**** Records provided

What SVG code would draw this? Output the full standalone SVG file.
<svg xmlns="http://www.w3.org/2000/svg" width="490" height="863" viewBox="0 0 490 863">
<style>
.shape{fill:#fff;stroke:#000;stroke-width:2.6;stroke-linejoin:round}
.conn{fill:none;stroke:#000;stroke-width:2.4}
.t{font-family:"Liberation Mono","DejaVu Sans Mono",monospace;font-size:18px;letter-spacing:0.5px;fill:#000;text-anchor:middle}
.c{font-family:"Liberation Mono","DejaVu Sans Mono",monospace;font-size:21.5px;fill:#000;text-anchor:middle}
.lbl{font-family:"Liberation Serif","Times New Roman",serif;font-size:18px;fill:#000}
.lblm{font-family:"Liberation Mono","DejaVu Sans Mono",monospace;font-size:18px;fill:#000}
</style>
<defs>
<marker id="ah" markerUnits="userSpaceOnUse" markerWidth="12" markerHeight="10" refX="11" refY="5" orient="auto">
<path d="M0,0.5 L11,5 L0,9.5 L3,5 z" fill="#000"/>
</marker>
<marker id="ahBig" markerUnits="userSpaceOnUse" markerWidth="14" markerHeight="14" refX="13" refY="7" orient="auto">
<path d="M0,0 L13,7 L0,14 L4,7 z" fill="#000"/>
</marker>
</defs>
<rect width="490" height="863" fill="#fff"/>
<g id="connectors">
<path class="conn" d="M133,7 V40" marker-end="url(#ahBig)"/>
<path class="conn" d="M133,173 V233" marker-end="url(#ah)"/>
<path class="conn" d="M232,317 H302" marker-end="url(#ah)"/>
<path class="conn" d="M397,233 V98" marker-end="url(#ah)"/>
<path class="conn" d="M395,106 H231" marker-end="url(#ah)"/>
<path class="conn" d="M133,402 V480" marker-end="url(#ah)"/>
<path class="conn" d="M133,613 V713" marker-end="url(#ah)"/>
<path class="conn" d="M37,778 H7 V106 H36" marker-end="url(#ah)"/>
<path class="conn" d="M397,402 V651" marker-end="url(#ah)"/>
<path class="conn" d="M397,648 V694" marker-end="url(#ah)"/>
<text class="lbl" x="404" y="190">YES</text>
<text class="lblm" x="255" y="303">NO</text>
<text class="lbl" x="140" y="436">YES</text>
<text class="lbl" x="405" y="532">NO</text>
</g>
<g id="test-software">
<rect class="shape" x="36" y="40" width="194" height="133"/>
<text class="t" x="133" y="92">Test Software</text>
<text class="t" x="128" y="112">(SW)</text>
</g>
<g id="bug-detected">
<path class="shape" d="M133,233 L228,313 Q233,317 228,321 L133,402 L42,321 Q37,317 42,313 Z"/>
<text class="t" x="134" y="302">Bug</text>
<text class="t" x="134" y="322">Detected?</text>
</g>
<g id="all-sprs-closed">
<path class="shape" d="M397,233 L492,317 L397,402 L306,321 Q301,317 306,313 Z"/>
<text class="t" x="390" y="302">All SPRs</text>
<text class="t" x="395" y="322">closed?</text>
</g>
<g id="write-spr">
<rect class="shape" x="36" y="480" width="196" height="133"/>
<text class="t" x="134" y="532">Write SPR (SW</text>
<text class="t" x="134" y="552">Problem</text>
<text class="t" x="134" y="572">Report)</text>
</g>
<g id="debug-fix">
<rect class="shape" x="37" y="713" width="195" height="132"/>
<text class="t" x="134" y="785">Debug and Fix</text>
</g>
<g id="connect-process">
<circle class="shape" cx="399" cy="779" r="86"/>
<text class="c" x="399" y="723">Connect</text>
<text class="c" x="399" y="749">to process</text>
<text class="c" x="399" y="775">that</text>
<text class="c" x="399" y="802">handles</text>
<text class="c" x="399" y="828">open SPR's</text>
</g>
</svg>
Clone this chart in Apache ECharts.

********

# Written problem
Give back the data above exactly as it appears.

# Task answer
What SVG code would draw this? Output the full standalone SVG file.
<svg xmlns="http://www.w3.org/2000/svg" width="490" height="863" viewBox="0 0 490 863">
<style>
.shape{fill:#fff;stroke:#000;stroke-width:2.6;stroke-linejoin:round}
.conn{fill:none;stroke:#000;stroke-width:2.4}
.t{font-family:"Liberation Mono","DejaVu Sans Mono",monospace;font-size:18px;letter-spacing:0.5px;fill:#000;text-anchor:middle}
.c{font-family:"Liberation Mono","DejaVu Sans Mono",monospace;font-size:21.5px;fill:#000;text-anchor:middle}
.lbl{font-family:"Liberation Serif","Times New Roman",serif;font-size:18px;fill:#000}
.lblm{font-family:"Liberation Mono","DejaVu Sans Mono",monospace;font-size:18px;fill:#000}
</style>
<defs>
<marker id="ah" markerUnits="userSpaceOnUse" markerWidth="12" markerHeight="10" refX="11" refY="5" orient="auto">
<path d="M0,0.5 L11,5 L0,9.5 L3,5 z" fill="#000"/>
</marker>
<marker id="ahBig" markerUnits="userSpaceOnUse" markerWidth="14" markerHeight="14" refX="13" refY="7" orient="auto">
<path d="M0,0 L13,7 L0,14 L4,7 z" fill="#000"/>
</marker>
</defs>
<rect width="490" height="863" fill="#fff"/>
<g id="connectors">
<path class="conn" d="M133,7 V40" marker-end="url(#ahBig)"/>
<path class="conn" d="M133,173 V233" marker-end="url(#ah)"/>
<path class="conn" d="M232,317 H302" marker-end="url(#ah)"/>
<path class="conn" d="M397,233 V98" marker-end="url(#ah)"/>
<path class="conn" d="M395,106 H231" marker-end="url(#ah)"/>
<path class="conn" d="M133,402 V480" marker-end="url(#ah)"/>
<path class="conn" d="M133,613 V713" marker-end="url(#ah)"/>
<path class="conn" d="M37,778 H7 V106 H36" marker-end="url(#ah)"/>
<path class="conn" d="M397,402 V651" marker-end="url(#ah)"/>
<path class="conn" d="M397,648 V694" marker-end="url(#ah)"/>
<text class="lbl" x="404" y="190">YES</text>
<text class="lblm" x="255" y="303">NO</text>
<text class="lbl" x="140" y="436">YES</text>
<text class="lbl" x="405" y="532">NO</text>
</g>
<g id="test-software">
<rect class="shape" x="36" y="40" width="194" height="133"/>
<text class="t" x="133" y="92">Test Software</text>
<text class="t" x="128" y="112">(SW)</text>
</g>
<g id="bug-detected">
<path class="shape" d="M133,233 L228,313 Q233,317 228,321 L133,402 L42,321 Q37,317 42,313 Z"/>
<text class="t" x="134" y="302">Bug</text>
<text class="t" x="134" y="322">Detected?</text>
</g>
<g id="all-sprs-closed">
<path class="shape" d="M397,233 L492,317 L397,402 L306,321 Q301,317 306,313 Z"/>
<text class="t" x="390" y="302">All SPRs</text>
<text class="t" x="395" y="322">closed?</text>
</g>
<g id="write-spr">
<rect class="shape" x="36" y="480" width="196" height="133"/>
<text class="t" x="134" y="532">Write SPR (SW</text>
<text class="t" x="134" y="552">Problem</text>
<text class="t" x="134" y="572">Report)</text>
</g>
<g id="debug-fix">
<rect class="shape" x="37" y="713" width="195" height="132"/>
<text class="t" x="134" y="785">Debug and Fix</text>
</g>
<g id="connect-process">
<circle class="shape" cx="399" cy="779" r="86"/>
<text class="c" x="399" y="723">Connect</text>
<text class="c" x="399" y="749">to process</text>
<text class="c" x="399" y="775">that</text>
<text class="c" x="399" y="802">handles</text>
<text class="c" x="399" y="828">open SPR's</text>
</g>
</svg>
Clone this chart in Apache ECharts.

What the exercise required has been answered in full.